Letters to the Editor: One problem for ‘divest from Israel’ protesters — in California, it’s probably illegal

Students and others camping out at UC Berkeley
Students and others supporting University of California divestment from Israel camp out at UC Berkeley on April 26.
(Genaro Molina / Los Angeles Times)

To the editor: The protesters in California calling for university endowments to divest from Israel fail to acknowledge that their central demand may be against the law. (“Divestment from Israel roils universities. Would it work? Some are dubious,” May 21)

In 2016, Gov. Jerry Brown signed Assembly Bill 2844. As your article on divestment alludes to, the law forbids awarding state grants or contracts of $100,000 to government and state organizations that support the boycott, divestment and sanctions movement, known as BDS. California law specifically prohibits funding from being awarded to organizations that discriminate against foreign countries — and it explicitly mentions Israel.

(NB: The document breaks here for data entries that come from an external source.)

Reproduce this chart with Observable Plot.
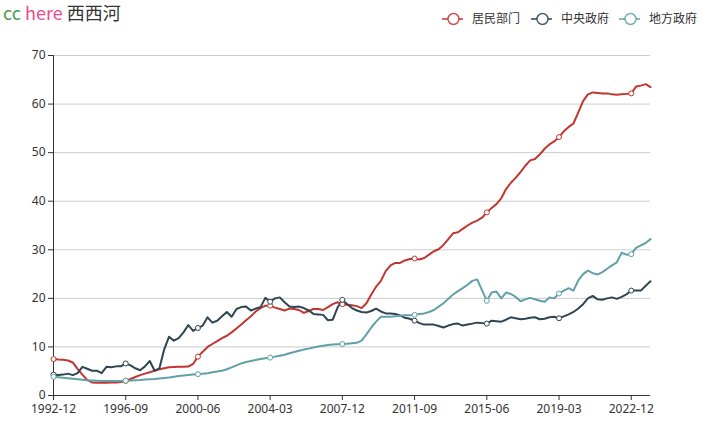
<!DOCTYPE html>
<html>
<head>
<meta charset="utf-8">
<script src="https://cdn.jsdelivr.net/npm/d3@7"></script>
<script src="https://cdn.jsdelivr.net/npm/@observablehq/plot@0.6"></script>
<style>
  html, body { margin: 0; padding: 0; background: #fff; }
  #wrap { width: 707px; height: 429px; position: relative; font-family: "Noto Sans", "Noto Sans CJK SC", sans-serif; }
  #header { height: 30px; position: relative; }
  #title { position: absolute; left: 3px; top: 0px; height: 26px; font-size: 18px; line-height: 24px; white-space: nowrap; font-family: "Noto Sans CJK SC", "Noto Sans", sans-serif; }
  #legend { position: absolute; left: 430px; top: 0; }
</style>
</head>
<body>
<div id="wrap">
  <div id="header">
    <div id="title"><span style="color:#4a9f4a">cc</span> <span style="color:#f0488f">here</span> <span style="color:#333">西西河</span></div>
    <svg id="legend" width="277" height="30"></svg>
  </div>
  <div id="chart"></div>
</div>
<script>
// Categories: quarterly from 1992-12 to 2023-12
const quarters = ["1992-12"];
for (let y = 1993; y <= 2023; y++) for (const m of ["03", "06", "09", "12"]) quarters.push(`${y}-${m}`);

const tickLabels = ["1992-12","1996-09","2000-06","2004-03","2007-12","2011-09","2015-06","2019-03","2022-12"];
const yTicks = [0,10,20,30,40,50,60,70];

const seriesNames = ["居民部门", "中央政府", "地方政府"];
const seriesColors = ["#c23531", "#2f4554", "#61a0a8"];

const household = [
  7.5,7.4,7.35,7.2,6.8,5.5,4.3,3.2,2.7,2.6,
  2.6,2.6,2.7,2.7,2.8,3.0,3.4,3.8,4.2,4.5,
  4.8,5.1,5.4,5.6,5.8,5.85,5.9,5.9,5.95,6.5,
  8.0,9.0,10.0,10.6,11.2,11.8,12.3,13.0,13.8,14.6,
  15.5,16.3,17.3,18.0,18.5,18.5,18.1,17.8,17.5,17.9,
  17.8,17.6,17.0,17.4,17.8,17.8,17.6,18.2,18.8,19.2,
  18.8,18.7,18.6,18.4,18.0,19.0,20.8,22.4,23.6,25.6,
  26.8,27.3,27.3,27.8,28.1,28.2,28.0,28.3,29.0,29.7,
  30.1,31.0,32.2,33.4,33.6,34.3,35.0,35.6,36.0,36.6,
  37.7,38.6,39.4,40.6,42.5,43.8,44.8,46.0,47.3,48.4,
  48.7,49.6,50.8,51.7,52.3,53.2,54.4,55.3,56.0,58.3,
  60.6,62.0,62.4,62.3,62.2,62.2,62.0,61.9,62.0,62.1,
  62.2,63.6,63.8,64.1,63.5
];

const central = [
  4.3,4.2,4.3,4.5,4.2,4.6,5.9,5.5,5.1,5.1,
  4.6,5.9,5.8,6.0,6.0,6.6,6.2,5.6,5.2,6.0,
  7.1,5.1,5.6,9.5,12.1,11.3,11.8,13.0,14.5,13.3,
  13.9,14.4,16.1,15.0,15.4,16.3,17.2,16.2,17.8,18.2,
  18.3,17.5,17.9,18.2,20.1,19.3,20.0,20.2,19.2,18.3,
  18.2,18.3,18.0,17.5,16.8,16.7,16.6,15.5,15.6,18.1,
  19.7,18.8,18.0,17.5,17.2,17.1,17.4,17.9,17.3,16.9,
  16.9,16.8,16.5,16.0,15.8,15.4,14.9,14.6,14.6,14.6,
  14.3,14.0,14.4,14.7,14.8,14.4,14.6,14.8,15.0,14.9,
  14.8,15.4,15.3,15.2,15.6,16.1,15.9,15.7,15.8,16.0,
  16.1,15.7,15.8,16.1,16.2,15.9,16.3,16.7,17.2,17.9,
  18.8,20.0,20.5,19.8,19.7,20.0,20.2,19.9,20.3,20.8,
  21.6,21.6,21.6,22.6,23.5
];

const local = [
  3.85,3.75,3.65,3.55,3.45,3.35,3.25,3.15,3.1,3.05,
  3.0,3.0,3.0,3.0,3.0,3.05,3.1,3.15,3.2,3.3,
  3.35,3.4,3.5,3.6,3.7,3.85,4.0,4.1,4.2,4.3,
  4.4,4.5,4.6,4.8,4.95,5.1,5.4,5.8,6.2,6.6,
  6.9,7.1,7.3,7.5,7.65,7.8,8.0,8.2,8.4,8.7,
  8.95,9.2,9.45,9.65,9.9,10.1,10.25,10.4,10.5,10.55,
  10.6,10.65,10.75,10.85,11.3,12.6,14.0,15.2,16.2,16.2,
  16.2,16.3,16.4,16.5,16.5,16.6,16.8,16.9,17.2,17.6,
  18.3,19.0,19.9,20.8,21.5,22.1,22.8,23.6,23.9,21.7,
  19.5,21.2,21.4,20.0,21.2,20.9,20.3,19.4,19.8,20.1,
  19.8,19.5,19.3,20.2,20.0,21.0,21.6,22.1,21.6,23.7,
  25.0,25.7,25.2,24.9,25.4,26.1,26.8,27.4,29.4,29.0,
  29.1,30.4,30.9,31.4,32.2
];

const seriesValues = [household, central, local];

const rows = [];
seriesValues.forEach((vals, si) => {
  vals.forEach((v, i) => rows.push({q: quarters[i], v, s: seriesNames[si]}));
});

const color = {domain: seriesNames, range: seriesColors};
const markerRows = rows.filter(d => tickLabels.includes(d.q));

const plot = Plot.plot({
  width: 707,
  height: 399,
  marginTop: 25,
  marginBottom: 34,
  marginLeft: 53,
  marginRight: 57,
  style: {fontFamily: "'Noto Sans', 'Noto Sans CJK SC', sans-serif", fontSize: "12px", color: "#333", background: "#fff"},
  x: {type: "point", domain: quarters, padding: 0},
  y: {domain: [0, 70]},
  color,
  marks: [
    Plot.gridY(yTicks.filter(t => t > 0), {stroke: "#ccc", strokeOpacity: 1}),
    Plot.axisY({ticks: yTicks, tickSize: 5, tickPadding: 3, label: null, fontSize: 12, color: "#333", stroke: "#333"}),
    Plot.axisX({ticks: tickLabels, tickSize: 5, tickPadding: 4, label: null, fontSize: 12, color: "#333", stroke: "#333"}),
    Plot.ruleX([quarters[0]], {y1: 0, y2: 70, stroke: "#333"}),
    Plot.ruleY([0], {stroke: "#333"}),
    ...seriesNames.map(name => Plot.line(rows.filter(d => d.s === name), {x: "q", y: "v", stroke: "s", strokeWidth: 2})),
    Plot.dot(markerRows, {x: "q", y: "v", stroke: "s", fill: "white", r: 2.5, strokeWidth: 1})
  ]
});
document.getElementById("chart").appendChild(plot);

// Legend (coordinates relative to the legend svg at left 430)
const leg = d3.select("#legend");
const legendItems = [
  {x: 12, tx: 42},
  {x: 101, tx: 131},
  {x: 189, tx: 219}
];
seriesNames.forEach((name, i) => {
  const g = leg.append("g");
  const p = legendItems[i];
  g.append("line").attr("x1", p.x).attr("x2", p.x + 21).attr("y1", 19).attr("y2", 19)
    .attr("stroke", seriesColors[i]).attr("stroke-width", 2).attr("stroke-opacity", 0.75);
  g.append("circle").attr("cx", p.x + 11.5).attr("cy", 19).attr("r", 5.5)
    .attr("fill", "white").attr("stroke", seriesColors[i]).attr("stroke-width", 1.5).attr("stroke-opacity", 0.85);
  g.append("text").attr("x", p.tx).attr("y", 19).attr("dy", "0.35em")
    .attr("font-size", 12).attr("fill", "#333")
    .attr("font-family", "'Noto Sans CJK SC', sans-serif").text(name);
});
</script>
</body>
</html>
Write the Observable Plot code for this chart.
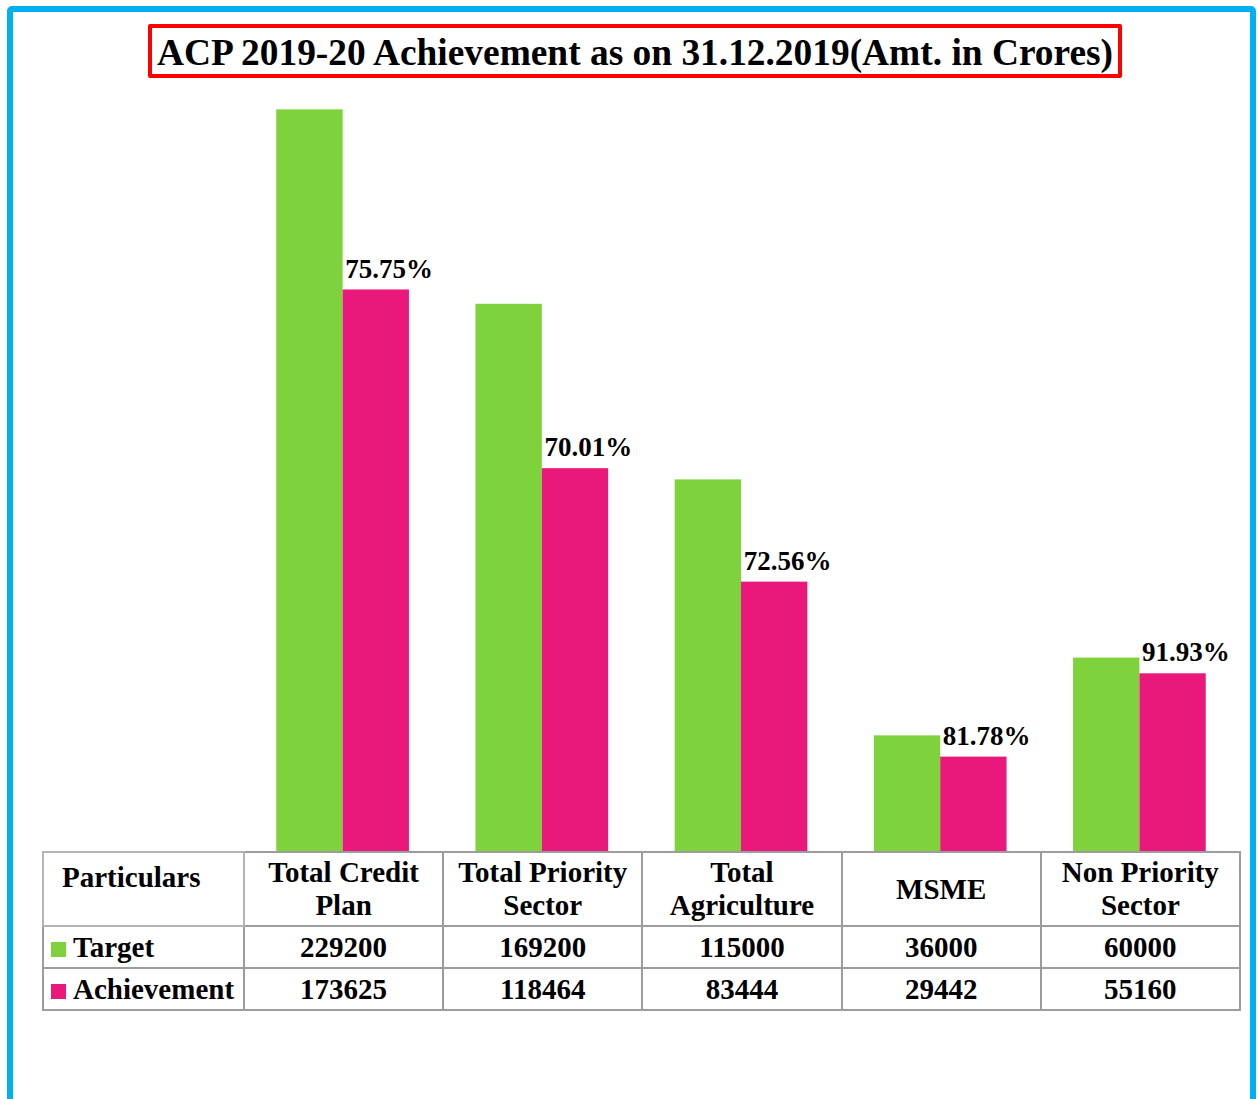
<!DOCTYPE html>
<html>
<head>
<meta charset="utf-8">
<script src="https://cdn.jsdelivr.net/npm/d3@7"></script>
<script src="https://cdn.jsdelivr.net/npm/@observablehq/plot@0.6"></script>
<style>
html, body { margin: 0; padding: 0; background: #fff; overflow: hidden; }
#wrap { position: relative; width: 1258px; height: 1099px; overflow: hidden; font-family: "Liberation Serif", "Times New Roman", serif; color: #000; }
#frame { position: absolute; left: 7px; top: 6px; width: 1237px; height: 1130px; border: 6px solid #00B0F0; border-radius: 5px; box-sizing: content-box; }
#chart { position: absolute; left: 0; top: 0; }
#title { position: absolute; left: 148px; top: 24px; width: 966px; height: 46px; border: 4px solid #FF0000; border-radius: 2px; font-weight: bold; font-size: 37.4px; text-align: center; line-height: 50px; white-space: nowrap; background: #fff; }
#tbl { position: absolute; left: 42px; top: 851px; border-collapse: collapse; table-layout: fixed; width: 1197px; font-weight: bold; font-size: 29px; }
#tbl td { border: 2px solid #9c9c9c; padding: 0; text-align: center; vertical-align: middle; line-height: 33px; white-space: nowrap; overflow: visible; }
#tbl tr.head td { height: 72px; }
#tbl tr.row td { height: 40px; }
#tbl tr.head td.part { text-align: left; vertical-align: top; padding-left: 18px; padding-top: 8px; height: 64px; border-color: #b4b4b4; }
#tbl td.rowlab { text-align: left; padding-left: 7px; }
.sw { display: inline-block; width: 15px; height: 15px; margin-right: 7px; vertical-align: 0px; }
</style>
</head>
<body>
<div id="wrap">
  <div id="frame"></div>
  <div id="chart"></div>
  <div id="title"></div>
  <table id="tbl"></table>
</div>
<script>
const titleText = "ACP 2019-20 Achievement as on 31.12.2019(Amt. in Crores)";
const categories = ["Total Credit Plan", "Total Priority Sector", "Total Agriculture", "MSME", "Non Priority Sector"];
const headerLines = [["Total Credit", "Plan"], ["Total Priority", "Sector"], ["Total", "Agriculture"], ["MSME"], ["Non Priority", "Sector"]];
const series = ["Target", "Achievement"];
const target = [229200, 169200, 115000, 36000, 60000];
const achievement = [173625, 118464, 83444, 29442, 55160];
const pctLabels = ["75.75%", "70.01%", "72.56%", "81.78%", "91.93%"];
const seriesColors = ["#7ED23B", "#EA187A"];

const bars = categories.flatMap((c, i) => [
  {cat: c, s: "Target", v: target[i]},
  {cat: c, s: "Achievement", v: achievement[i]}
]);
const labels = categories.map((c, i) => ({cat: c, s: "Achievement", v: achievement[i], t: pctLabels[i]}));

const chart = Plot.plot({
  width: 1258,
  height: 853,
  marginLeft: 243,
  marginRight: 19,
  marginTop: 42,
  marginBottom: 1,
  style: {background: "transparent", fontFamily: "'Liberation Serif', 'Times New Roman', serif", overflow: "visible"},
  fx: {domain: categories, paddingInner: 0.334, paddingOuter: 0.167, round: false, axis: null, label: null},
  x: {domain: series, padding: 0, round: false, axis: null},
  y: {domain: [0, 250000], axis: null},
  color: {domain: series, range: seriesColors},
  marks: [
    Plot.barY(bars, {fx: "cat", x: "s", y: "v", fill: "s", inset: 0}),
    Plot.text(labels, {fx: "cat", x: "s", y: "v", text: "t", textAnchor: "start", dx: -31, dy: -21,
      fontSize: 27, fontWeight: "bold", fill: "#000"})
  ]
});
document.getElementById("chart").appendChild(chart);
document.getElementById("title").textContent = titleText;

// data table
const tbl = d3.select("#tbl");
const cg = tbl.append("colgroup");
cg.append("col").style("width", "201px");
categories.forEach(() => cg.append("col").style("width", "199.2px"));
const hr = tbl.append("tr").attr("class", "head");
hr.append("td").attr("class", "part").text("Particulars");
headerLines.forEach(lines => {
  const td = hr.append("td");
  lines.forEach((l, j) => { if (j) td.append("br"); td.append("span").text(l); });
});
const rowsVals = [target, achievement];
series.forEach((s, k) => {
  const tr = tbl.append("tr").attr("class", "row");
  const lab = tr.append("td").attr("class", "rowlab");
  lab.append("span").attr("class", "sw").style("background", seriesColors[k]);
  lab.append("span").text(s);
  rowsVals[k].forEach(v => tr.append("td").text(String(v)));
});
</script>
</body>
</html>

The BDS movement is often criticized as being anti-Israel because it fundamentally challenges the legitimacy and sovereignty of the Jewish state. The controversy surrounding BDS is intensified by accusations that it fosters antisemitism. The movement’s rhetoric and actions often cross the line from legitimate criticism of Israeli government policies to outright hostility toward Jewish people and their right to a homeland.


Eric Rose, Simi Valley


To the editor: BDS activists should be careful what they wish for.

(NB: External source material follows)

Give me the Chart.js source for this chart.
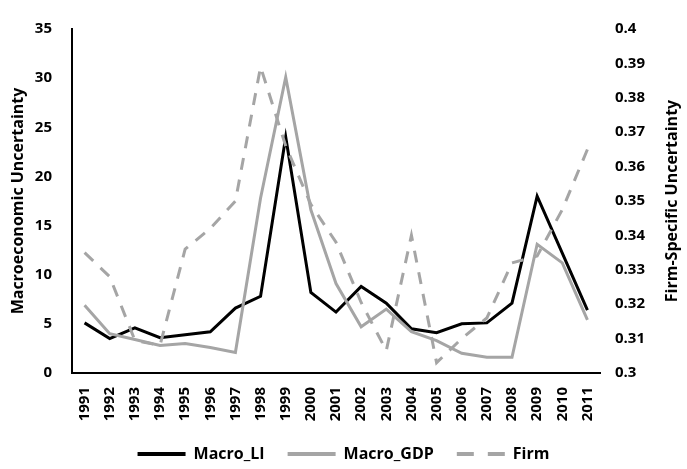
<!DOCTYPE html>
<html>
<head>
<meta charset="utf-8">
<script src="https://cdn.jsdelivr.net/npm/chart.js@4"></script>
<style>
  html, body { margin: 0; padding: 0; background: #fff; }
  canvas { display: block; }
</style>
</head>
<body>
<canvas id="chart" width="687" height="469"></canvas>
<script>
var years = ["1991","1992","1993","1994","1995","1996","1997","1998","1999","2000",
             "2001","2002","2003","2004","2005","2006","2007","2008","2009","2010","2011"];
var macroLI  = [5.1, 3.5, 4.6, 3.6, 3.9, 4.2, 6.6, 7.8, 24.0, 8.2,
                6.2, 8.8, 7.1, 4.5, 4.1, 5.0, 5.1, 7.1, 18.0, 12.2, 6.4];
var macroGDP = [6.9, 4.0, 3.4, 2.8, 3.0, 2.6, 2.1, 17.8, 30.1, 16.6,
                9.1, 4.7, 6.5, 4.2, 3.3, 2.0, 1.6, 1.6, 13.1, 11.2, 5.4];
var firm     = [0.335, 0.328, 0.3095, 0.308, 0.336, 0.342, 0.350, 0.389, 0.366, 0.349,
                0.338, 0.3205, 0.3065, 0.340, 0.303, 0.310, 0.316, 0.332, 0.334, 0.3475, 0.365];

var grey = "#a5a5a5";
var fontFam = "'Open Sans', sans-serif";
var rightTitle = "Firm-Specific Uncertainty";

// right axis title reads bottom-to-top like the left one
var rightTitlePlugin = {
  id: "rightTitle",
  afterDraw: function (chart) {
    var ctx = chart.ctx, a = chart.chartArea;
    ctx.save();
    ctx.translate(672, (a.top + a.bottom) / 2);
    ctx.rotate(-Math.PI / 2);
    ctx.fillStyle = "#000";
    ctx.font = "bold 16px " + fontFam;
    ctx.textAlign = "center";
    ctx.textBaseline = "middle";
    ctx.fillText(rightTitle, 0, 0);
    ctx.restore();
  }
};

new Chart("chart", {
  type: "line",
  data: {
    labels: years,
    datasets: [{
      label: "Macro_LI",
      data: macroLI,
      borderColor: "#000",
      backgroundColor: "#000",
      borderWidth: 3,
      pointRadius: 0,
      yAxisID: "y",
      order: 3
    }, {
      label: "Macro_GDP",
      data: macroGDP,
      borderColor: grey,
      backgroundColor: grey,
      borderWidth: 3,
      pointRadius: 0,
      yAxisID: "y",
      order: 2
    }, {
      label: "Firm",
      data: firm,
      borderColor: grey,
      backgroundColor: grey,
      borderWidth: 3,
      borderDash: [12, 10],
      pointRadius: 0,
      yAxisID: "y1",
      order: 1
    }]
  },
  plugins: [rightTitlePlugin],
  options: {
    responsive: false,
    animation: false,
    layout: { padding: { top: 13, bottom: 0, left: 0, right: 0 } },
    plugins: {
      tooltip: { enabled: false },
      legend: {
        position: "bottom",
        maxHeight: 46,
        labels: {
          color: "#000",
          font: { family: fontFam, size: 16, weight: "bold" },
          usePointStyle: true,
          pointStyle: "line",
          pointStyleWidth: 48,
          boxHeight: 10,
          padding: 23,
          sort: function (a, b) { return a.datasetIndex - b.datasetIndex; },
          generateLabels: function (chart) {
            var items = Chart.defaults.plugins.legend.labels.generateLabels(chart);
            items.forEach(function (it) {
              var ds = chart.data.datasets[it.datasetIndex];
              it.lineDash = ds.borderDash ? [17, 14] : [];
              it.lineWidth = 4;
              it.strokeStyle = ds.borderColor;
            });
            return items;
          }
        }
      }
    },
    scales: {
      x: {
        offset: true,
        grid: { display: false, drawTicks: false },
        border: { display: true, color: "#000", width: 2 },
        ticks: {
          color: "#000",
          font: { family: fontFam, size: 15, weight: "bold" },
          minRotation: 90,
          maxRotation: 90,
          padding: 14,
          autoSkip: false
        },
        afterFit: function (s) { s.height = 50; }
      },
      y: {
        position: "left",
        min: 0,
        max: 35,
        grid: { display: false, drawTicks: false },
        border: { display: true, color: "#000", width: 2 },
        ticks: {
          stepSize: 5,
          color: "#000",
          font: { family: fontFam, size: 15, weight: "bold" },
          padding: 20
        },
        title: {
          display: true,
          text: "Macroeconomic Uncertainty",
          color: "#000",
          font: { family: fontFam, size: 16, weight: "bold" },
          padding: { top: 9, bottom: 0 }
        },
        afterFit: function (s) { s.width = 72; }
      },
      y1: {
        position: "right",
        min: 0.3,
        max: 0.4,
        grid: { display: false, drawTicks: false },
        border: { display: false },
        ticks: {
          stepSize: 0.01,
          color: "#000",
          font: { family: fontFam, size: 15, weight: "bold" },
          padding: 15,
          callback: function (v) { return String(Number(v.toFixed(2))); }
        },
        afterFit: function (s) { s.width = 87; }
      }
    }
  }
});
</script>
</body>
</html>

There are numerous American companies that have research and development in Israel, using Israeli engineers and technicians. Almost every cellphone has a part that was developed in Israel. If a doctor suggests you ingest a PillCam to see inside your body before an operation, would you refuse?

I can go on and on.

Dave Simon, North Hollywood


To the editor: As a third-generation Japanese American whose parents and grandparents were wrongly imprisoned in internment camps during World War II, I have great empathy and support for both the Israelis and Palestinians.

However, the students at Cal State L.A. you profiled who cannot protest because they commute to campus and work have an important point of view on the war in Gaza.

I went to a junior college for my nursing degree. I had no extra money, so I had to work part-time while being a full-time student. I did not have the luxury of skipping classes or work to participate in extracurricular activities.


That didn’t mean I was indifferent to social inequalities. I just didn’t have the time to protest.

I support these young and not-so-young students. I applaud their determination to make life better for themselves so they can eventually be in the position to make a difference in our society.

Cynthia Kokawa Lerner, Los Angeles


To the editor: I find myself alternating between anger at the campus protesters and anger at Israeli Prime Minister Benjamin Netanyahu.

The protesters ignore that about 1,200 people were butchered in Israel on Oct. 7 and 250 more were taken hostage by Hamas. They also ignore the failures by Palestinian leaders to seriously negotiate for peace, even when Israeli governments were willing to compromise.


As for the Israeli government, the religious nationalists in it do not truly reflect Zionism; rather, they are a disgrace to it. They are delusional to think they can go on occupying the West Bank and expanding settlements while playing the Palestinian Authority and Hamas off each other.